====== DATASET EXTRACT

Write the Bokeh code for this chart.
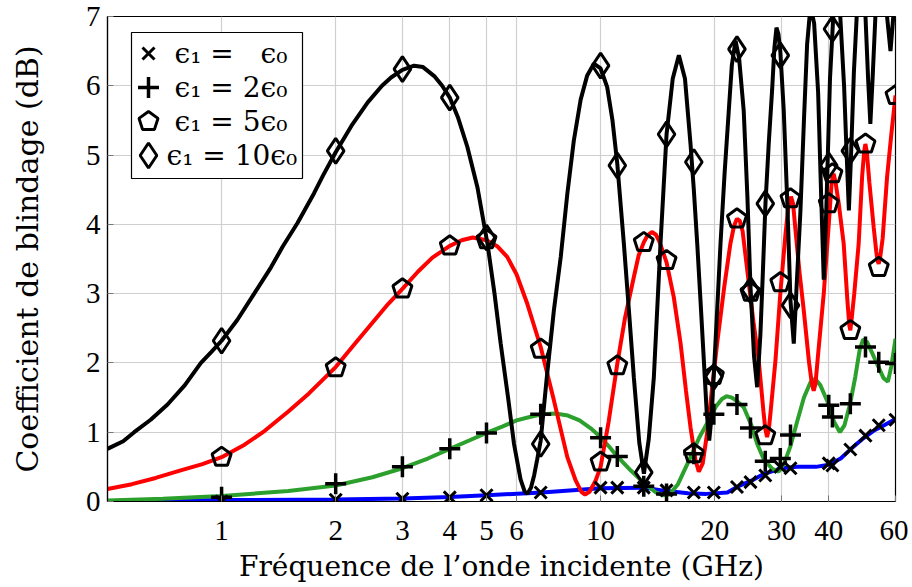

============
====== DATASET EXTRACT

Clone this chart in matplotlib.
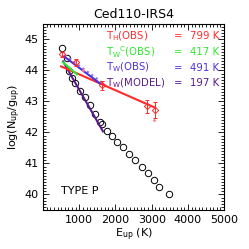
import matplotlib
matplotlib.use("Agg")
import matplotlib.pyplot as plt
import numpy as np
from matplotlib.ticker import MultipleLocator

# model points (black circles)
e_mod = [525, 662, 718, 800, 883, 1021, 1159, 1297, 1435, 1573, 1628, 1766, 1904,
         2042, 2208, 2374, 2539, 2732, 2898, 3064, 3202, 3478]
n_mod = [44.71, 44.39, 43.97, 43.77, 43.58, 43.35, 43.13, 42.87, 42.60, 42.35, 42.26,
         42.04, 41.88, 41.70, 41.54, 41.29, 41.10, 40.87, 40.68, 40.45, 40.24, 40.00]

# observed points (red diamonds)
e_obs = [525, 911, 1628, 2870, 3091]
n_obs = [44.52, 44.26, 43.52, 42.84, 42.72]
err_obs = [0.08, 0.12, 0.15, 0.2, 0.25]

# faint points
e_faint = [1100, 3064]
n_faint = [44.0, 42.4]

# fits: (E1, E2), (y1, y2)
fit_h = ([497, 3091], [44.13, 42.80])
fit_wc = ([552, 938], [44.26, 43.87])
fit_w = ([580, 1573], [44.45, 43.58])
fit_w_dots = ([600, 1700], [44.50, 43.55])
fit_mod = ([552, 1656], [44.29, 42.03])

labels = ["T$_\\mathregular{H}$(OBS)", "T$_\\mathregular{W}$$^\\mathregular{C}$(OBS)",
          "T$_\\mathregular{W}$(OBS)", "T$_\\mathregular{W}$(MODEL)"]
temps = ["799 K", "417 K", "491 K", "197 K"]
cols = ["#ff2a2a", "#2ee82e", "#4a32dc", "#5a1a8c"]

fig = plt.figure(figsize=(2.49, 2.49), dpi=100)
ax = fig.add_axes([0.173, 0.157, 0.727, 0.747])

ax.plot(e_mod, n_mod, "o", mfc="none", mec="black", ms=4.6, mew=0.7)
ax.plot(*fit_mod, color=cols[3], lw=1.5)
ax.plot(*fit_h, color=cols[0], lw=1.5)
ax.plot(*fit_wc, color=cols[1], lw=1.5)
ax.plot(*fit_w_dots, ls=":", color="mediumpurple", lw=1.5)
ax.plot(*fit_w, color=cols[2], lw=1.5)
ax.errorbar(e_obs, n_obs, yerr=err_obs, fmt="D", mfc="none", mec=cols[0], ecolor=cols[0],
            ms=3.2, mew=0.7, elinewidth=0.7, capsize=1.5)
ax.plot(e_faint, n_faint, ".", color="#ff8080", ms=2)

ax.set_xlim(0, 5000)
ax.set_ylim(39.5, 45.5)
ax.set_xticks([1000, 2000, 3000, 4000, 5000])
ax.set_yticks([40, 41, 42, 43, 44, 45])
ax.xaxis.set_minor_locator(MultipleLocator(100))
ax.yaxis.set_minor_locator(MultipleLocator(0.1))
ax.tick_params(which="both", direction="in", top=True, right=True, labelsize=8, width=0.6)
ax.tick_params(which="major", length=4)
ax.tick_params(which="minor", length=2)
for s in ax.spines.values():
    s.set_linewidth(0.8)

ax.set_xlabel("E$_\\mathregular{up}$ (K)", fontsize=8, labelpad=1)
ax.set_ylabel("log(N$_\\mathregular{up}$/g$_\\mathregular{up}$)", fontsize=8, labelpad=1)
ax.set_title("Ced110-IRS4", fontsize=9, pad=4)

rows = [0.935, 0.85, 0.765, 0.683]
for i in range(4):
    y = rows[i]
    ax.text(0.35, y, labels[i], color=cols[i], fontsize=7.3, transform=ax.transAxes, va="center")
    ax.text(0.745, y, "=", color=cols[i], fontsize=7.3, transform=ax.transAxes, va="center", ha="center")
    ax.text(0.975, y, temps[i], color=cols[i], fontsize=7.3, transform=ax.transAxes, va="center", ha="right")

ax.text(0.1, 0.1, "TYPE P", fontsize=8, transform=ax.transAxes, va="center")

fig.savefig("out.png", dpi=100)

============
====== DATASET EXTRACT

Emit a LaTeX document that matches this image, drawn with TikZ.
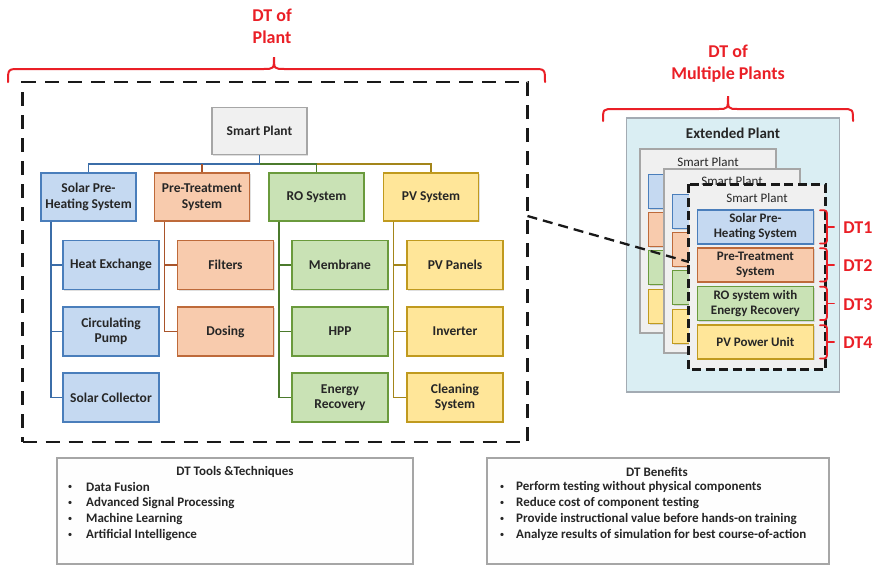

============

Select from the material above each line in which the string "chart" appears, and list those lines.

Write the Bokeh code for this chart.
Clone this chart in matplotlib.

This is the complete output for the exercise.